### SHORT TASK
Transcribe every line of the listing below without any deviation.

### DATASET SECTION
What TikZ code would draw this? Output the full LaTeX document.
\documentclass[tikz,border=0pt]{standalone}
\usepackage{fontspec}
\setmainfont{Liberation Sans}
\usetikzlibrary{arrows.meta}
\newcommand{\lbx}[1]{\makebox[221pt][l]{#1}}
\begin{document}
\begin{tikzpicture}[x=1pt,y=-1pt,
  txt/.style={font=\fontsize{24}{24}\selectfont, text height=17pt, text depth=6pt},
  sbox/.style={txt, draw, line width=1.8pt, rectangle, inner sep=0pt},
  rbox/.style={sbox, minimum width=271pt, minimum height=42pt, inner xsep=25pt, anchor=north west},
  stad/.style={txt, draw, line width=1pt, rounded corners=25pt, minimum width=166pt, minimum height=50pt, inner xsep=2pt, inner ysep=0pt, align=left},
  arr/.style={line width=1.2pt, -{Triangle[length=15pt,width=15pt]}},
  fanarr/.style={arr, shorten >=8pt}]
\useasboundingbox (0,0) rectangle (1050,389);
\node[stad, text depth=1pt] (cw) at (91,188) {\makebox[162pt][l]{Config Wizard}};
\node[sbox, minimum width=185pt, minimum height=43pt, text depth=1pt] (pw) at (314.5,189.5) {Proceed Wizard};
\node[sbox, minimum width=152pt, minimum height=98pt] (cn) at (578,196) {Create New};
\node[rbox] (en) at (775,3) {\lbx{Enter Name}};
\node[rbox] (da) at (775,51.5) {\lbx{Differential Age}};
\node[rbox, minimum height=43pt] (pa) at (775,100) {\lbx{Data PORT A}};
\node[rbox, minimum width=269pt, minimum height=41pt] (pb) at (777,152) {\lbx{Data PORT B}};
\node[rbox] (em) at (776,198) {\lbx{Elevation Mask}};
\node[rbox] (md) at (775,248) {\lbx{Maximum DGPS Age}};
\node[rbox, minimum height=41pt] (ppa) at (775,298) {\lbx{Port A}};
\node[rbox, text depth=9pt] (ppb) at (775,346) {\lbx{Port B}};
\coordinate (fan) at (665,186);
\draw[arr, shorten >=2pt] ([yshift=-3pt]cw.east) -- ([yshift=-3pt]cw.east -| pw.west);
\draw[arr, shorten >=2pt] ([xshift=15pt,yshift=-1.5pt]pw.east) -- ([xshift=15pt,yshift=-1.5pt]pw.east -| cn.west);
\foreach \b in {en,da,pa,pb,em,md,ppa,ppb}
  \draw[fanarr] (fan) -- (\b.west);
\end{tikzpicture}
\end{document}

### FINISHED TASK
What TikZ code would draw this? Output the full LaTeX document.
\documentclass[tikz,border=0pt]{standalone}
\usepackage{fontspec}
\setmainfont{Liberation Sans}
\usetikzlibrary{arrows.meta}
\newcommand{\lbx}[1]{\makebox[221pt][l]{#1}}
\begin{document}
\begin{tikzpicture}[x=1pt,y=-1pt,
  txt/.style={font=\fontsize{24}{24}\selectfont, text height=17pt, text depth=6pt},
  sbox/.style={txt, draw, line width=1.8pt, rectangle, inner sep=0pt},
  rbox/.style={sbox, minimum width=271pt, minimum height=42pt, inner xsep=25pt, anchor=north west},
  stad/.style={txt, draw, line width=1pt, rounded corners=25pt, minimum width=166pt, minimum height=50pt, inner xsep=2pt, inner ysep=0pt, align=left},
  arr/.style={line width=1.2pt, -{Triangle[length=15pt,width=15pt]}},
  fanarr/.style={arr, shorten >=8pt}]
\useasboundingbox (0,0) rectangle (1050,389);
\node[stad, text depth=1pt] (cw) at (91,188) {\makebox[162pt][l]{Config Wizard}};
\node[sbox, minimum width=185pt, minimum height=43pt, text depth=1pt] (pw) at (314.5,189.5) {Proceed Wizard};
\node[sbox, minimum width=152pt, minimum height=98pt] (cn) at (578,196) {Create New};
\node[rbox] (en) at (775,3) {\lbx{Enter Name}};
\node[rbox] (da) at (775,51.5) {\lbx{Differential Age}};
\node[rbox, minimum height=43pt] (pa) at (775,100) {\lbx{Data PORT A}};
\node[rbox, minimum width=269pt, minimum height=41pt] (pb) at (777,152) {\lbx{Data PORT B}};
\node[rbox] (em) at (776,198) {\lbx{Elevation Mask}};
\node[rbox] (md) at (775,248) {\lbx{Maximum DGPS Age}};
\node[rbox, minimum height=41pt] (ppa) at (775,298) {\lbx{Port A}};
\node[rbox, text depth=9pt] (ppb) at (775,346) {\lbx{Port B}};
\coordinate (fan) at (665,186);
\draw[arr, shorten >=2pt] ([yshift=-3pt]cw.east) -- ([yshift=-3pt]cw.east -| pw.west);
\draw[arr, shorten >=2pt] ([xshift=15pt,yshift=-1.5pt]pw.east) -- ([xshift=15pt,yshift=-1.5pt]pw.east -| cn.west);
\foreach \b in {en,da,pa,pb,em,md,ppa,ppb}
  \draw[fanarr] (fan) -- (\b.west);
\end{tikzpicture}
\end{document}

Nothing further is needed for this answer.